Web scraping and download zipfiles

energy_py · May 22, 2024, 5:21pm

I am relatively new to python and am trying to automate some analysis. I’m looking to write a code that will go to this website Data Product Details and download the zip files. Then, save a specific excel file in the zip file to a specific file path on my computer. anyone have experience with this process in general?

DerSchinken · May 22, 2024, 7:44pm

I suggest you load the page with requests parse the site and extract the download URLs with beautifulsoup and download it with requests. To extract the excel file take a look at the python built-in module zipfile and move it with os.rename or os.replace.

Also I can’t take a look at the site I only get an “Access Denied” error.

energy_py · May 22, 2024, 8:38pm

Thank you, Paul. I have the following code based on your guidance, but don’t see the zip file or excel file in the directed folder that i specified. Any ideas? :

import os
import requests
from bs4 import BeautifulSoup
from zipfile import ZipFile
from io import BytesIO

# Step 1: Load the webpage
url = 'https://www.ercot.com/mp/data-products/data-product-details?id=NP3-965-ER'
response = requests.get(url)
response.raise_for_status()

# Step 2: Parse the page to extract download URLs
soup = BeautifulSoup(response.content, 'html.parser')
download_links = soup.find_all('a', href=True)
excel_urls = [link['href'] for link in download_links if link['href'].endswith('.zip')]

# Step 3: Download the Excel files
for excel_url in excel_urls:
    excel_response = requests.get(excel_url)
    excel_response.raise_for_status()
    
    # Step 4: Extract the Excel file from the zip archive
    with ZipFile(BytesIO(excel_response.content)) as zip_file:
        for zip_info in zip_file.infolist():
            if zip_info.filename.endswith('.xlsx'):
                zip_file.extract(zip_info, path='.')
                extracted_file_path = zip_info.filename
                
                # Step 5: Move the file to the desired location
                new_location = os.path.join('desired_directory', zip_info.filename)
                os.rename(extracted_file_path, new_location)
                print(f"Moved {extracted_file_path} to {new_location}")

# Replace 'desired_directory' with the actual directory you want to move the files to.

Also, the link is a public website but you can try this link since it has the same structure.
https://www.ercot.com/mp/data-products/data-product-details?id=NP4-188-CD

barry-scott · May 22, 2024, 9:10pm

This page is blocked by a security rule.

If the page uses javascript to build itself you will need to use selenium package to get the page contents.

energy_py · May 23, 2024, 2:10pm

Thanks, @barry-scott i will try adjusting using selenium

c-rob · May 25, 2024, 6:58pm

Also make sure that the site’s robots.txt file will let you download certain things via a web scraper. Their site may check the program’s user-agent string to see if it’s an actual browser or something else.
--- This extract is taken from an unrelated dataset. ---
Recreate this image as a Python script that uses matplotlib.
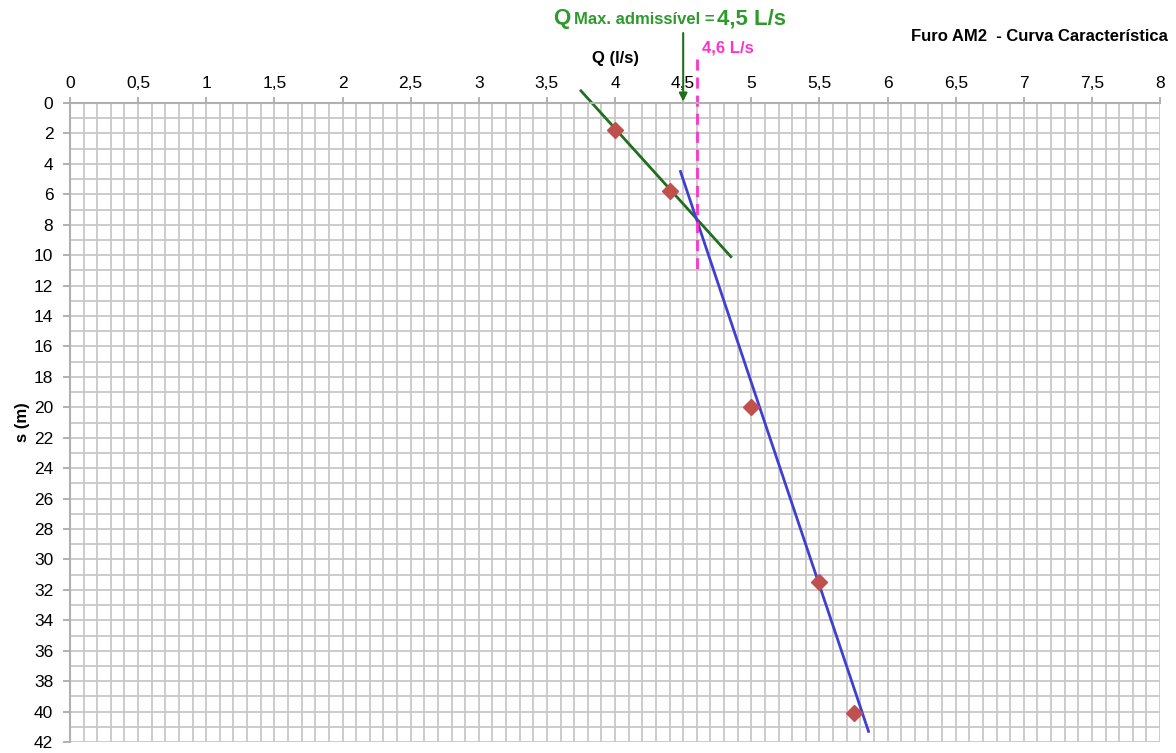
'''Furo AM2 - characteristic curve.'''

import matplotlib
matplotlib.use('Agg')
import matplotlib.pyplot as plt
from matplotlib.ticker import MultipleLocator, FuncFormatter

plt.rcParams['font.family'] = ['Liberation Sans', 'DejaVu Sans']

# measured points
q_points = [4.0, 4.4, 5.0, 5.5, 5.75]
s_points = [1.8, 5.8, 20.0, 31.5, 40.1]

# fitted lines (end points)
green_q = [3.75, 4.85]
green_s = [-0.8, 10.1]
blue_q = [4.48, 5.86]
blue_s = [4.5, 41.3]

# limits
q_crit = 4.6
q_max = 4.5

fig = plt.figure(figsize=(11.76, 7.53), dpi=100)
ax = fig.add_axes([0.0595, 0.0146, 0.927, 0.8486])

ax.set_xlim(0, 8)
ax.set_ylim(42, 0)

# grid
ax.xaxis.set_major_locator(MultipleLocator(0.5))
ax.xaxis.set_minor_locator(MultipleLocator(0.1))
ax.yaxis.set_major_locator(MultipleLocator(2))
ax.yaxis.set_minor_locator(MultipleLocator(1))
ax.grid(which='both', color='#c8c8c8', linewidth=1.3)
ax.set_axisbelow(True)

fmt = FuncFormatter(lambda v, p: f'{v:g}'.replace('.', ','))
ax.xaxis.set_major_formatter(fmt)
ax.yaxis.set_major_formatter(fmt)
ax.xaxis.tick_top()
ax.tick_params(which='major', labelsize=12.5, length=5, color='#aaaaaa', width=1.3)
ax.tick_params(which='minor', length=0)
ax.tick_params(axis='y', which='major', pad=7)
ax.tick_params(axis='x', which='major', length=4, pad=5)

for side in ('right', 'bottom'):
    ax.spines[side].set_visible(False)
for side in ('left', 'top'):
    ax.spines[side].set_color('#b0b0b0')
    ax.spines[side].set_linewidth(1.5)

# lines and points
ax.plot(green_q, green_s, color='#1f6f1f', linewidth=2, clip_on=False)
ax.plot(blue_q, blue_s, color='#4040d0', linewidth=2, clip_on=False)
ax.plot(q_points, s_points, linestyle='none', marker='D', markersize=8,
        color='#c0504d', zorder=3)
ax.plot([q_crit, q_crit], [-2.9, 11.3], color='#ff33cc', linewidth=2,
        linestyle=(0, (4, 2.5)), clip_on=False)

# labels
ax.set_ylabel('s (m)', fontsize=12, fontweight='bold', labelpad=3)
ax.text(4.0, -2.6, 'Q (l/s)', fontsize=12, fontweight='bold', ha='center')
ax.text(4.6 + 0.04, -3.3, '4,6 L/s', fontsize=12, fontweight='bold',
        color='#ff33cc', ha='left')
ax.annotate('', xy=(q_max, -0.1), xytext=(q_max, -4.6),
            annotation_clip=False,
            arrowprops=dict(arrowstyle='-|>', color='#1f6f1f', lw=1.5,
                            mutation_scale=12, shrinkA=0, shrinkB=0))
fig.text(0.47, 0.968, 'Q', fontsize=16, fontweight='bold', color='#2e9a2e',
         ha='left', va='baseline')
fig.text(0.4885, 0.968, 'Max. admissível = ', fontsize=12, fontweight='bold',
         color='#2e9a2e', ha='left', va='baseline')
fig.text(0.6095, 0.968, '4,5 L/s', fontsize=16, fontweight='bold',
         color='#2e9a2e', ha='left', va='baseline')
fig.text(0.993, 0.945, 'Furo AM2  - Curva Característica', fontsize=12,
         fontweight='bold', ha='right', va='baseline')

fig.savefig('out.png', dpi=100)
Maybe you can download a file if you know the exact path, but cannot list the directory contents. This is for security purposes.

I see one of the links to a zip file appears to be a program that requires a parameter, and is not a direct link: https://www.ercot.com/misdownload/servlets/mirDownload?doclookupId=1006530342. You may have to adjust your program to account for this lack of direct link.

Since I haven’t done this before that’s all I can suggest. But getting this to work could be useful as there are a lot of files on that page.

energy_py · June 11, 2024, 4:18pm

Thank you @c-rob i didn’t think of the security aspect. Appreciate the comment!